Marx-Jaskulski bietet mit ihrer mikrogeschichtlichen Forschungsarbeit eine detaillierte Sicht auf Armut und öffentliche Fürsorge in den Kreisen Bernkastel und Wittlich. Akkurat zeichnet sie die Entwicklung preußischer Armengesetzgebung bis in die Weimarer Republik hinein nach. Die Autorin beschreibt umfassend die institutionellen Prozesse der Armenfürsorge und gibt zugleich interessante Einblicke, wie Armut auf dem Land wahrgenommen, erlebt und gelebt wurde und wie das öffentliche Fürsorgesystem im Einzelfall hierauf reagierte. Generalisierbare Aussagen für das gesamte Deutsche Reich dürften sich damit aber nur schwerlich formulieren lassen.
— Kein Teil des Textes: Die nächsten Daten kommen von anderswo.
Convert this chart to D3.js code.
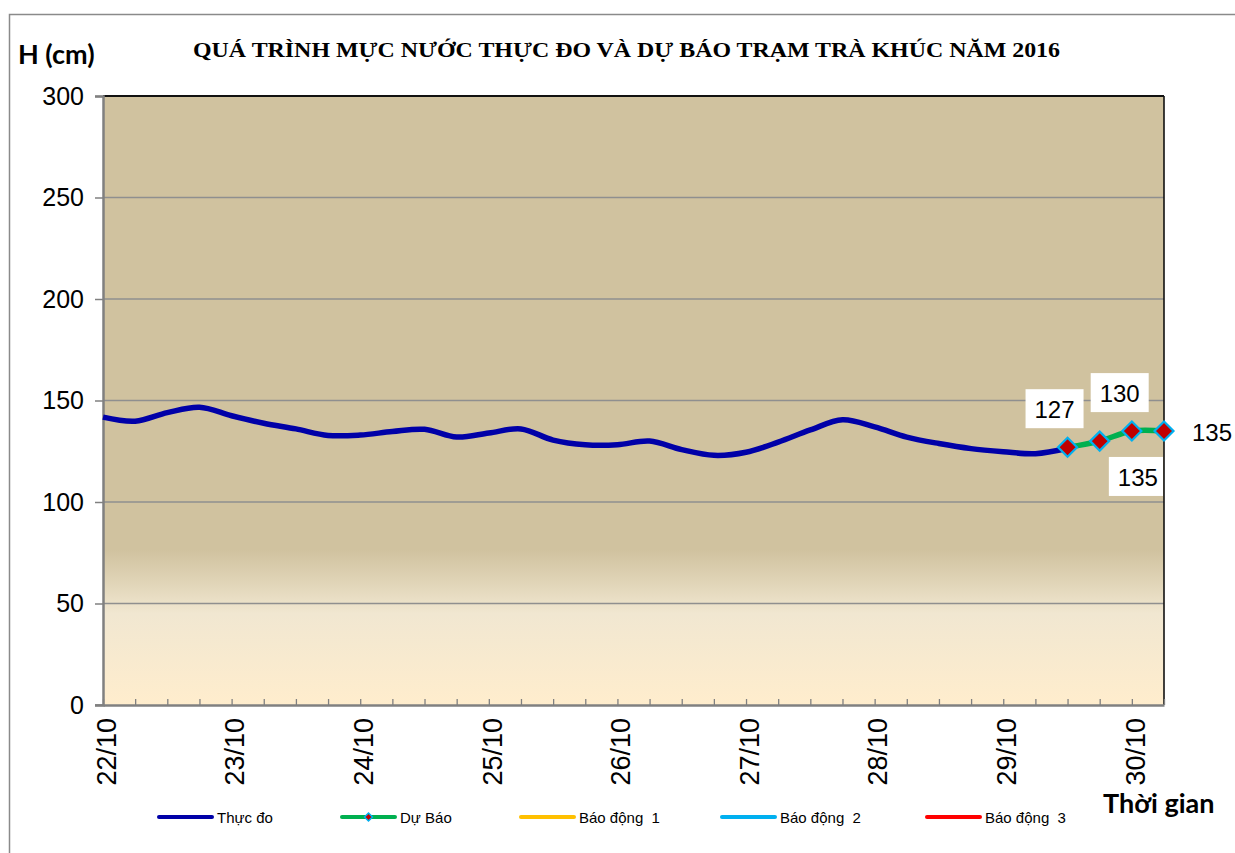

Die Organisation öffentlicher Fürsorge war bis zum Ersten Weltkrieg zwar institutionell geregelt, jedoch, und das arbeitet die Autorin nachvollziehbar heraus, regional höchst unterschiedlich organisiert. Dabei dürfen der Einfluss freier Fürsorgeorganisationen und ihrer Akteure im gesamten Untersuchungszeitraum sowie die Bedeutung von Stiftungen zur Armenpflege und deren Einbindung in die Gemeindestrukturen bis zur Inflation 1923 auf das zu gewährende Ausmaß öffentlicher Fürsorge nicht unterschätzt werden. Gerade dieses für die Entwicklung des deutschen Sozialstaats charakteristische Neben- und Miteinander der öffentlichen und freien Träger wirkte sich letztlich auch auf die Gewährung öffentlicher Hilfen und das Vorgehen der Behörden aus.